AFTER CONTEMPLATING these instances of extreme self-denial, Marco considered the most repugnant practice of all: cremation. The custom, so alien to his sensibilities, paradoxically humanized its practitioners in his eyes; he realized that they fervently believed in the soul and in an afterlife. Having made this leap of imaginative identification, he entered into their spiritual life to the extent that he could. He noted the mourners’ absolute dependence on the calculations of astrologers and necromancers, who, he tells us, determined the time of cremation and burial according to the time of birth: “When the necromancer or astrologer has heard it, he makes his divination by diabolical arts and says to his kinsmen when he has done his arts and seen under what constellation, planet, and sign he was born, the day and the hour that the body must be burned.” The process could delay the burial for weeks, even months, during which time the deceased’s family had to keep the body in their home, “waiting for the planets to be propitious to them and not contrary, for they would never make burning till the diviners tell them that it is good to burn.”

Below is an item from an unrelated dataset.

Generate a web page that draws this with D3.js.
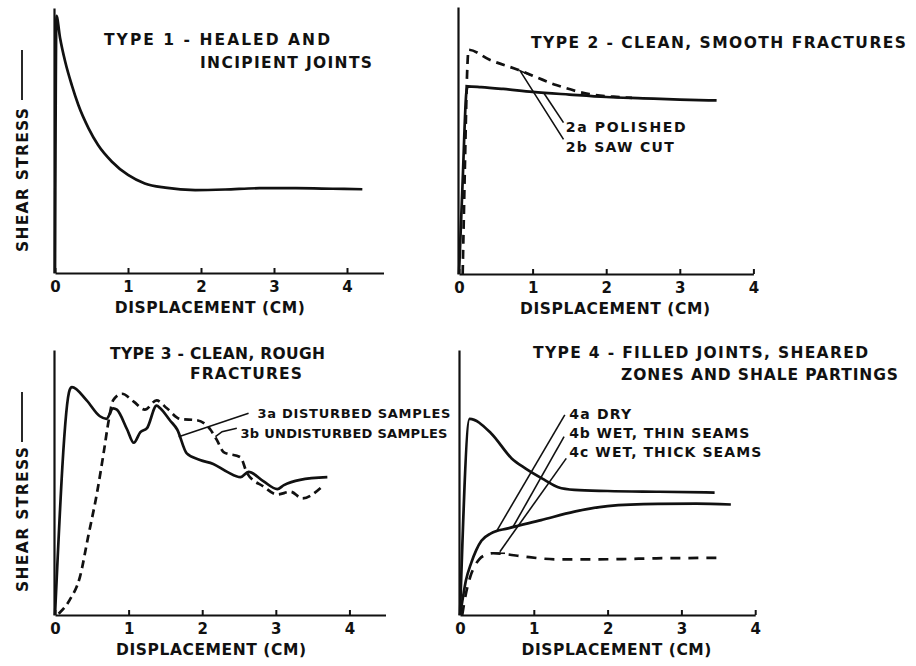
<!DOCTYPE html>
<html>
<head>
<meta charset="utf-8">
<script src="https://cdn.jsdelivr.net/npm/d3@7"></script>
<style>
  body { margin: 0; background: #fff; }
  text { font-family: "DejaVu Sans", "Liberation Sans", sans-serif; font-weight: bold; fill: #111; }
</style>
</head>
<body>
<div id="chart"></div>
<script>
// tick labels of every displacement axis (cm)
var xTicks = [0, 1, 2, 3, 4];

// type 1 - healed and incipient joints
var type1Disp   = [0, 0.02, 0.07, 0.14, 0.23, 0.32, 0.46, 0.59, 0.78, 1.0, 1.23, 1.51, 1.92, 2.33, 2.8, 3.3, 3.8, 4.21];
var type1Stress = [0, 97, 88.6, 79.7, 70.9, 63.4, 54.6, 48.3, 42, 37, 33.8, 32.2, 31.3, 31.5, 32, 32, 31.8, 31.6];

// type 2 - clean, smooth fractures
var type2aDisp   = [0, 0.05, 0.1, 0.12, 0.3, 0.6, 1.0, 1.5, 2.0, 2.5, 3.0, 3.5];
var type2aStress = [0, 35, 68, 70.3, 70, 69.3, 68.2, 67.2, 66.3, 65.8, 65.3, 65];
var type2bDisp   = [0.05, 0.08, 0.11, 0.13, 0.41, 0.8, 1.32, 1.77, 2.1, 2.35];
var type2bStress = [0, 40, 75, 84, 80.3, 76.5, 70.8, 67.4, 66.4, 66];

// type 3 - clean, rough fractures
var type3aDisp   = [0, 0.2, 0.23, 0.43, 0.61, 0.7, 0.79, 0.84, 0.98, 1.07, 1.16, 1.25, 1.38, 1.43, 1.56, 1.66, 1.79, 1.97, 2.15, 2.34, 2.52, 2.63, 2.83, 3.02, 3.11, 3.33, 3.7];
var type3aStress = [0, 85, 86, 81, 75, 74, 78, 77.5, 70, 65, 69, 70.5, 79, 78, 73.5, 70, 61, 58.5, 57, 54, 52, 54, 50.5, 47.5, 49, 51, 52];
var type3bDisp   = [0.05, 0.2, 0.34, 0.45, 0.57, 0.66, 0.73, 0.79, 0.91, 1.07, 1.22, 1.38, 1.52, 1.7, 1.93, 2.11, 2.2, 2.29, 2.52, 2.61, 2.83, 3.02, 3.2, 3.36, 3.61];
var type3bStress = [0.5, 5.7, 14.5, 29.5, 46, 61, 73.5, 81, 83.5, 80.5, 77.5, 81, 78, 74, 73.5, 70, 66, 61.5, 59.5, 53.5, 48.5, 45.5, 46.5, 44, 48];

// type 4 - filled joints, sheared zones and shale partings
var type4aDisp   = [0, 0.13, 0.42, 0.7, 0.88, 1.15, 1.33, 1.55, 2.0, 2.7, 3.45];
var type4aStress = [0, 74, 68.6, 59.1, 55.4, 50.9, 48.2, 47.2, 46.8, 46.5, 46.2];
var type4bDisp   = [0, 0.03, 0.08, 0.15, 0.22, 0.29, 0.42, 0.65, 1.1, 1.55, 2.0, 2.68, 3.2, 3.67];
var type4bStress = [0, 5, 13, 19.5, 24.5, 28, 30.8, 32.7, 35.8, 39, 41.1, 41.9, 42, 41.7];
var type4cDisp   = [0.03, 0.08, 0.14, 0.2, 0.26, 0.33, 0.45, 0.6, 0.88, 1.33, 1.75, 2.2, 2.66, 3.1, 3.52];
var type4cStress = [0, 8, 14.5, 18.5, 21, 22.5, 23.3, 23, 22, 21, 21, 21.1, 21.4, 21.5, 21.6];

// texts
var titleLines = [
    ["TYPE 1 - HEALED AND", "INCIPIENT JOINTS"],
    ["TYPE 2 - CLEAN, SMOOTH FRACTURES"],
    ["TYPE 3 - CLEAN, ROUGH", "FRACTURES"],
    ["TYPE 4 - FILLED JOINTS, SHEARED", "ZONES AND SHALE PARTINGS"]
];
var seriesNames = [
    [],
    ["2a POLISHED", "2b SAW CUT"],
    ["3a DISTURBED SAMPLES", "3b UNDISTURBED SAMPLES"],
    ["4a DRY", "4b WET, THIN SEAMS", "4c WET, THICK SEAMS"]
];
var xTitle = "DISPLACEMENT (CM)";
var yTitle = "SHEAR STRESS";

function zip(a, b) {
    var r = [];
    for (var i = 0; i < a.length; i++) r.push([a[i], b[i]]);
    return r;
}

// layout of the four small plots
var panels = [
    {left: 55, right: 383.5, top: 8, bottom: 273, xEnd: 4.5, yLabel: [252, 108, 100, 50],
     series: [{d: zip(type1Disp, type1Stress), dash: null}],
     title: [[104, 45, 226], [200, 68, 172]],
     labelSize: 14, labels: [], leaders: []},
    {left: 459, right: 753.4, top: 7, bottom: 274, xEnd: 4, yLabel: null,
     series: [{d: zip(type2aDisp, type2aStress), dash: null},
              {d: zip(type2bDisp, type2bStress), dash: "9,6"}],
     title: [[531, 47.7, 375]],
     labelSize: 14, labels: [[1.45, 53.1, 120], [1.45, 45.8, 108]],
     leaders: [[[1.15, 67.9], [1.42, 56.7]],
               [[0.99, 74.2], [0.83, 76.1], [1.42, 50.4]]]},
    {left: 55, right: 385.5, top: 350, bottom: 615, xEnd: 4.49, yLabel: [592, 447, 442, 392],
     series: [{d: zip(type3aDisp, type3aStress), dash: null},
              {d: zip(type3bDisp, type3bStress), dash: "8,5"}],
     title: [[110, 359, 215], [190, 379, 112]],
     labelSize: 13, labels: [[2.75, 74.2, 193], [2.52, 66.7, 207]],
     leaders: [[[2.63, 76.1], [1.68, 67.3]],
               [[2.47, 70.5], [2.27, 69.2], [2.18, 67.3]]]},
    {left: 460, right: 755.2, top: 350, bottom: 615, xEnd: 4, yLabel: null,
     series: [{d: zip(type4aDisp, type4aStress), dash: null},
              {d: zip(type4bDisp, type4bStress), dash: null},
              {d: zip(type4cDisp, type4cStress), dash: "10,8"}],
     title: [[533, 358, 335], [621, 380, 277]],
     labelSize: 14, labels: [[1.48, 74, 62], [1.48, 66.9, 180], [1.48, 59.7, 192]],
     leaders: [[[1.42, 75.5], [0.49, 31.4]],
               [[1.41, 67.3], [0.72, 33.3]],
               [[1.44, 59.1], [0.54, 23.9]],
               [[0.45, 23.3], [0.61, 23.3]]]}
];

var svg = d3.select("#chart")
    .append("svg")
    .attr("width", 916)
    .attr("height", 666)
    .style("background", "#fff");

panels.forEach(function(p, k) {
    var g = svg.append("g");
    var x = d3.scaleLinear().domain([0, p.xEnd]).range([p.left, p.right]);
    var y = d3.scaleLinear().domain([0, 100]).range([p.bottom, p.top]);

    // axes
    var ax = g.append("g")
        .attr("transform", "translate(0," + p.bottom + ")")
        .call(d3.axisBottom(x).tickValues(xTicks).tickSizeInner(-5).tickSizeOuter(0)
            .tickPadding(8).tickFormat(d3.format("d")));
    ax.select(".domain").attr("stroke", "#111").attr("stroke-width", 2.2);
    ax.selectAll(".tick line").attr("stroke", "#111").attr("stroke-width", 2);
    ax.selectAll(".tick text").attr("font-size", 15).attr("font-family", null);

    var ay = g.append("g")
        .attr("transform", "translate(" + (p.left - 1) + ",0)")
        .call(d3.axisLeft(y).tickValues([]).tickSizeOuter(0));
    ay.select(".domain").attr("stroke", "#111").attr("stroke-width", 2.2);

    g.append("text")
        .attr("x", x(2.12))
        .attr("y", p.bottom + 40)
        .attr("text-anchor", "middle")
        .attr("font-size", 15.5)
        .attr("textLength", 190)
        .attr("lengthAdjust", "spacing")
        .text(xTitle);

    if (p.yLabel) {
        var yl = p.yLabel;
        g.append("text")
            .attr("transform", "translate(28," + yl[0] + ") rotate(-90)")
            .attr("font-size", 15.5)
            .attr("textLength", yl[0] - yl[1])
            .attr("lengthAdjust", "spacing")
            .text(yTitle);
        g.append("line")
            .attr("x1", 22).attr("x2", 22)
            .attr("y1", yl[2]).attr("y2", yl[3])
            .attr("stroke", "#111").attr("stroke-width", 1.8);
    }

    // titles
    titleLines[k].forEach(function(t, i) {
        g.append("text")
            .attr("x", p.title[i][0])
            .attr("y", p.title[i][1])
            .attr("font-size", 15.5)
            .attr("textLength", p.title[i][2])
            .attr("lengthAdjust", "spacing")
            .text(t);
    });

    // curves
    var line = d3.line()
        .x(function(d) { return x(d[0]); })
        .y(function(d) { return y(d[1]); })
        .curve(d3.curveMonotoneX);
    g.selectAll("path.curve")
        .data(p.series)
        .enter()
        .append("path")
        .attr("class", "curve")
        .attr("d", function(s) { return line(s.d); })
        .attr("fill", "none")
        .attr("stroke", "#111")
        .attr("stroke-width", 2.7)
        .attr("stroke-linejoin", "round")
        .attr("stroke-dasharray", function(s) { return s.dash; });

    // leader lines and series names
    var leader = d3.line()
        .x(function(d) { return x(d[0]); })
        .y(function(d) { return y(d[1]); });
    g.selectAll("path.leader")
        .data(p.leaders)
        .enter()
        .append("path")
        .attr("class", "leader")
        .attr("d", leader)
        .attr("fill", "none")
        .attr("stroke", "#111")
        .attr("stroke-width", 1.6);

    seriesNames[k].forEach(function(t, i) {
        var l = p.labels[i];
        g.append("text")
            .attr("x", x(l[0]))
            .attr("y", y(l[1]))
            .attr("font-size", p.labelSize)
            .attr("textLength", l[2])
            .attr("lengthAdjust", "spacing")
            .text(t);
    });
});
</script>
</body>
</html>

To accommodate the astrologer’s—and the planets’—demands, family members constructed a painted coffin of thick boards, “well joined together,” placed the body inside it, and sealed the coffin with pitch and lime, covered it with silk, and fumigated it with camphor and other spices so that “the body does not stink at all to those of the house.” Each day that the body lay in residence, the family set out meals consisting of “bread and wine and flesh to eat and to drink just as if he were alive.” There was no way to rid the house of this demanding guest until the planets permitted; anyone who defied the astrologer’s ruling would “suffer great pain.”

The family lavished care even after the corpse was removed from the house: “The kinsmen of the dead have made a small house of canes or of rods with its porch, covered with the richest cloth of silk and gold according to their power, in the middle of the road. And when the dead is carried before this house so adorned they are stopped and the men of the house place the body on the ground at the foot of the pavilion, and lay wine and flesh enough on the ground before the dead, thinking that the spirit of the dead is somewhat refreshed and receives strength from it, since he must be present to see the body burned.”